_Given material_
━━━━━━

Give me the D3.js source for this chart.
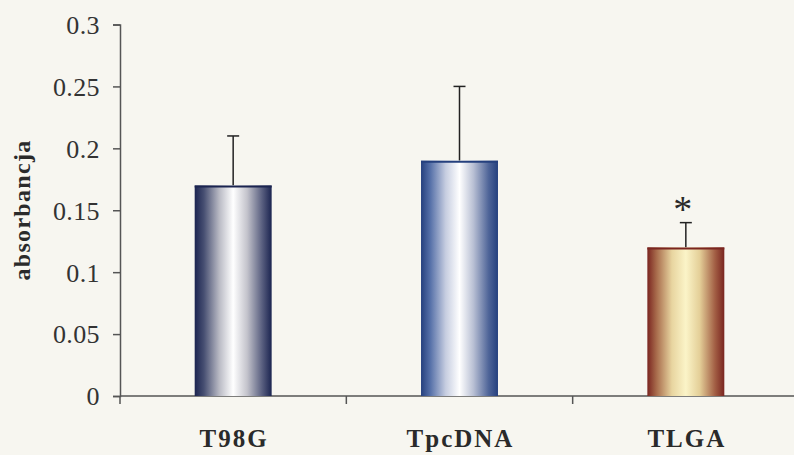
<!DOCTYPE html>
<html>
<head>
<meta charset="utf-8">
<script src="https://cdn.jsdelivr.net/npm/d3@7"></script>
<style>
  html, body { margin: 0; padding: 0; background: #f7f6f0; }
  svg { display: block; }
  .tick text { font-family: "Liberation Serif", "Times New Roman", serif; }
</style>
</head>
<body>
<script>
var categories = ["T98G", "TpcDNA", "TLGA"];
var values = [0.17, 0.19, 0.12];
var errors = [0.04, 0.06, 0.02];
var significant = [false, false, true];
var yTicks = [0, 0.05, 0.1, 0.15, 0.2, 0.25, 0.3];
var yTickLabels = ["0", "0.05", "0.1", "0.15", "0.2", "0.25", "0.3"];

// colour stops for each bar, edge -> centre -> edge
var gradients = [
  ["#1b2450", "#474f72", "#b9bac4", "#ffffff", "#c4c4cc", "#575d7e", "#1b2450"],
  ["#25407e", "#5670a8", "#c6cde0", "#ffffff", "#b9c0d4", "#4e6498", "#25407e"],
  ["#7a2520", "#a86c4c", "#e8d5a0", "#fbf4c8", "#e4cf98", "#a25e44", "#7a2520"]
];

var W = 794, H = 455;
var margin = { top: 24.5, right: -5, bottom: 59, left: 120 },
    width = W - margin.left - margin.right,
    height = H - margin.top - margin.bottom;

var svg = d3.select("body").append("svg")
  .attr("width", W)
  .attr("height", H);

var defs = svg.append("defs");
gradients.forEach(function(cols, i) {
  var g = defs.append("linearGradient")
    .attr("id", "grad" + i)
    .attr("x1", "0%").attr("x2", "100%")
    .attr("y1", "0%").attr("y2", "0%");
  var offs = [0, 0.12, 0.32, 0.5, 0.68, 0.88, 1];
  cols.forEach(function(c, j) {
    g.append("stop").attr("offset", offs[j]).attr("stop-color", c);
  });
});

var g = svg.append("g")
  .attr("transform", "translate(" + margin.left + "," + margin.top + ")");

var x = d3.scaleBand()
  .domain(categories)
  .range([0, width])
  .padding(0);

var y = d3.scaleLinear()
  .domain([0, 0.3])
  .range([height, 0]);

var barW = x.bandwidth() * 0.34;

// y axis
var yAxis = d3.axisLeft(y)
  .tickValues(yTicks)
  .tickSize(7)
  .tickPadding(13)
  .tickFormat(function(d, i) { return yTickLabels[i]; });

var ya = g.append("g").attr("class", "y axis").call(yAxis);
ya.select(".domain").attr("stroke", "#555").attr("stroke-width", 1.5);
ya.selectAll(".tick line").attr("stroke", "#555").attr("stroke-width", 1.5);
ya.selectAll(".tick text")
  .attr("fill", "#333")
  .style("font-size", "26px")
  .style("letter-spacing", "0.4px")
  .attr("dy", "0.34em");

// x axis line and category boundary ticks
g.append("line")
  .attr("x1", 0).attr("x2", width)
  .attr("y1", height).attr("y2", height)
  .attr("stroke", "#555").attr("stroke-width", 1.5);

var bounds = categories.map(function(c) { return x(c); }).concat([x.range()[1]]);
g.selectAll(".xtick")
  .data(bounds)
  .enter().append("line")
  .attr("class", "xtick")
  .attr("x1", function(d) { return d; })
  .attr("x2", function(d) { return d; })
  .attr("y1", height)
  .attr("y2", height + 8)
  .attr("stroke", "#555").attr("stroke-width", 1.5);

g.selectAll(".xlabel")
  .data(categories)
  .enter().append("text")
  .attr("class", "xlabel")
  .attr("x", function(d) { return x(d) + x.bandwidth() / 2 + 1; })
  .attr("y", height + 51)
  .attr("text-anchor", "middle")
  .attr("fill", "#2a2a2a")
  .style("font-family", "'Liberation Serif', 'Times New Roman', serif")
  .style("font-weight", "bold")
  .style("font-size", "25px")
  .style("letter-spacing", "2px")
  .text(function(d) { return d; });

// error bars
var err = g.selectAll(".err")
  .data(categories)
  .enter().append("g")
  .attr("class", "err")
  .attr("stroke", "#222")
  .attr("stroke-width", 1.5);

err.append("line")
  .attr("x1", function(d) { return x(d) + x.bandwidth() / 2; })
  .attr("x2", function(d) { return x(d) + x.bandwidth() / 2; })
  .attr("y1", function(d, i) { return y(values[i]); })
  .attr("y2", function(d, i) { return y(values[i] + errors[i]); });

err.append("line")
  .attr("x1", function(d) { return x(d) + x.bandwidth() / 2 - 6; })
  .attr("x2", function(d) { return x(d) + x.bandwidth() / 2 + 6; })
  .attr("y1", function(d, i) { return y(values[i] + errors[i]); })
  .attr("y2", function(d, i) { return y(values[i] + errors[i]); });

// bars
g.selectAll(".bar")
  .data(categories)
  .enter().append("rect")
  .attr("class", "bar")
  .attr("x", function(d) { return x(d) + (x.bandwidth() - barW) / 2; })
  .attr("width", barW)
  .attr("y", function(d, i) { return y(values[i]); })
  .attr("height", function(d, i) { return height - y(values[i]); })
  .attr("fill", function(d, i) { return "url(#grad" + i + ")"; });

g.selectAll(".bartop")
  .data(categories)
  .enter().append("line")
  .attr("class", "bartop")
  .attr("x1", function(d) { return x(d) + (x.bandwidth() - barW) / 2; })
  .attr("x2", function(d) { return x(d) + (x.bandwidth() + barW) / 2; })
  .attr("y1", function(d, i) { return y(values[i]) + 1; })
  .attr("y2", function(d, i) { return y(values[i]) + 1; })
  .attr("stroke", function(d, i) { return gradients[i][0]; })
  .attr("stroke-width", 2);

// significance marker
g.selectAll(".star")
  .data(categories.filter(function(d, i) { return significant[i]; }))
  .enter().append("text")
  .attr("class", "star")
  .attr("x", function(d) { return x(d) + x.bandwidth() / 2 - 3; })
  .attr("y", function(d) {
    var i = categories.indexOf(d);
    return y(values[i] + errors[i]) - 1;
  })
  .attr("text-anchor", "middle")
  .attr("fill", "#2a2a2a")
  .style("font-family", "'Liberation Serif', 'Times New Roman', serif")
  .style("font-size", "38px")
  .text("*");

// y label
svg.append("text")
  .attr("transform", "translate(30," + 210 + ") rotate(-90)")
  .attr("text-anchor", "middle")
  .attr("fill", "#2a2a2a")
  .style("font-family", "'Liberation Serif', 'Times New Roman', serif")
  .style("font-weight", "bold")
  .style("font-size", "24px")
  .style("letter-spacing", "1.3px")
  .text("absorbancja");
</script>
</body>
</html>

━━━━━━

_Job_
Every line above should be repeated exactly; pictures stay out of the copy.

_Final result_
Give me the D3.js source for this chart.
<!DOCTYPE html>
<html>
<head>
<meta charset="utf-8">
<script src="https://cdn.jsdelivr.net/npm/d3@7"></script>
<style>
  html, body { margin: 0; padding: 0; background: #f7f6f0; }
  svg { display: block; }
  .tick text { font-family: "Liberation Serif", "Times New Roman", serif; }
</style>
</head>
<body>
<script>
var categories = ["T98G", "TpcDNA", "TLGA"];
var values = [0.17, 0.19, 0.12];
var errors = [0.04, 0.06, 0.02];
var significant = [false, false, true];
var yTicks = [0, 0.05, 0.1, 0.15, 0.2, 0.25, 0.3];
var yTickLabels = ["0", "0.05", "0.1", "0.15", "0.2", "0.25", "0.3"];

// colour stops for each bar, edge -> centre -> edge
var gradients = [
  ["#1b2450", "#474f72", "#b9bac4", "#ffffff", "#c4c4cc", "#575d7e", "#1b2450"],
  ["#25407e", "#5670a8", "#c6cde0", "#ffffff", "#b9c0d4", "#4e6498", "#25407e"],
  ["#7a2520", "#a86c4c", "#e8d5a0", "#fbf4c8", "#e4cf98", "#a25e44", "#7a2520"]
];

var W = 794, H = 455;
var margin = { top: 24.5, right: -5, bottom: 59, left: 120 },
    width = W - margin.left - margin.right,
    height = H - margin.top - margin.bottom;

var svg = d3.select("body").append("svg")
  .attr("width", W)
  .attr("height", H);

var defs = svg.append("defs");
gradients.forEach(function(cols, i) {
  var g = defs.append("linearGradient")
    .attr("id", "grad" + i)
    .attr("x1", "0%").attr("x2", "100%")
    .attr("y1", "0%").attr("y2", "0%");
  var offs = [0, 0.12, 0.32, 0.5, 0.68, 0.88, 1];
  cols.forEach(function(c, j) {
    g.append("stop").attr("offset", offs[j]).attr("stop-color", c);
  });
});

var g = svg.append("g")
  .attr("transform", "translate(" + margin.left + "," + margin.top + ")");

var x = d3.scaleBand()
  .domain(categories)
  .range([0, width])
  .padding(0);

var y = d3.scaleLinear()
  .domain([0, 0.3])
  .range([height, 0]);

var barW = x.bandwidth() * 0.34;

// y axis
var yAxis = d3.axisLeft(y)
  .tickValues(yTicks)
  .tickSize(7)
  .tickPadding(13)
  .tickFormat(function(d, i) { return yTickLabels[i]; });

var ya = g.append("g").attr("class", "y axis").call(yAxis);
ya.select(".domain").attr("stroke", "#555").attr("stroke-width", 1.5);
ya.selectAll(".tick line").attr("stroke", "#555").attr("stroke-width", 1.5);
ya.selectAll(".tick text")
  .attr("fill", "#333")
  .style("font-size", "26px")
  .style("letter-spacing", "0.4px")
  .attr("dy", "0.34em");

// x axis line and category boundary ticks
g.append("line")
  .attr("x1", 0).attr("x2", width)
  .attr("y1", height).attr("y2", height)
  .attr("stroke", "#555").attr("stroke-width", 1.5);

var bounds = categories.map(function(c) { return x(c); }).concat([x.range()[1]]);
g.selectAll(".xtick")
  .data(bounds)
  .enter().append("line")
  .attr("class", "xtick")
  .attr("x1", function(d) { return d; })
  .attr("x2", function(d) { return d; })
  .attr("y1", height)
  .attr("y2", height + 8)
  .attr("stroke", "#555").attr("stroke-width", 1.5);

g.selectAll(".xlabel")
  .data(categories)
  .enter().append("text")
  .attr("class", "xlabel")
  .attr("x", function(d) { return x(d) + x.bandwidth() / 2 + 1; })
  .attr("y", height + 51)
  .attr("text-anchor", "middle")
  .attr("fill", "#2a2a2a")
  .style("font-family", "'Liberation Serif', 'Times New Roman', serif")
  .style("font-weight", "bold")
  .style("font-size", "25px")
  .style("letter-spacing", "2px")
  .text(function(d) { return d; });

// error bars
var err = g.selectAll(".err")
  .data(categories)
  .enter().append("g")
  .attr("class", "err")
  .attr("stroke", "#222")
  .attr("stroke-width", 1.5);

err.append("line")
  .attr("x1", function(d) { return x(d) + x.bandwidth() / 2; })
  .attr("x2", function(d) { return x(d) + x.bandwidth() / 2; })
  .attr("y1", function(d, i) { return y(values[i]); })
  .attr("y2", function(d, i) { return y(values[i] + errors[i]); });

err.append("line")
  .attr("x1", function(d) { return x(d) + x.bandwidth() / 2 - 6; })
  .attr("x2", function(d) { return x(d) + x.bandwidth() / 2 + 6; })
  .attr("y1", function(d, i) { return y(values[i] + errors[i]); })
  .attr("y2", function(d, i) { return y(values[i] + errors[i]); });

// bars
g.selectAll(".bar")
  .data(categories)
  .enter().append("rect")
  .attr("class", "bar")
  .attr("x", function(d) { return x(d) + (x.bandwidth() - barW) / 2; })
  .attr("width", barW)
  .attr("y", function(d, i) { return y(values[i]); })
  .attr("height", function(d, i) { return height - y(values[i]); })
  .attr("fill", function(d, i) { return "url(#grad" + i + ")"; });

g.selectAll(".bartop")
  .data(categories)
  .enter().append("line")
  .attr("class", "bartop")
  .attr("x1", function(d) { return x(d) + (x.bandwidth() - barW) / 2; })
  .attr("x2", function(d) { return x(d) + (x.bandwidth() + barW) / 2; })
  .attr("y1", function(d, i) { return y(values[i]) + 1; })
  .attr("y2", function(d, i) { return y(values[i]) + 1; })
  .attr("stroke", function(d, i) { return gradients[i][0]; })
  .attr("stroke-width", 2);

// significance marker
g.selectAll(".star")
  .data(categories.filter(function(d, i) { return significant[i]; }))
  .enter().append("text")
  .attr("class", "star")
  .attr("x", function(d) { return x(d) + x.bandwidth() / 2 - 3; })
  .attr("y", function(d) {
    var i = categories.indexOf(d);
    return y(values[i] + errors[i]) - 1;
  })
  .attr("text-anchor", "middle")
  .attr("fill", "#2a2a2a")
  .style("font-family", "'Liberation Serif', 'Times New Roman', serif")
  .style("font-size", "38px")
  .text("*");

// y label
svg.append("text")
  .attr("transform", "translate(30," + 210 + ") rotate(-90)")
  .attr("text-anchor", "middle")
  .attr("fill", "#2a2a2a")
  .style("font-family", "'Liberation Serif', 'Times New Roman', serif")
  .style("font-weight", "bold")
  .style("font-size", "24px")
  .style("letter-spacing", "1.3px")
  .text("absorbancja");
</script>
</body>
</html>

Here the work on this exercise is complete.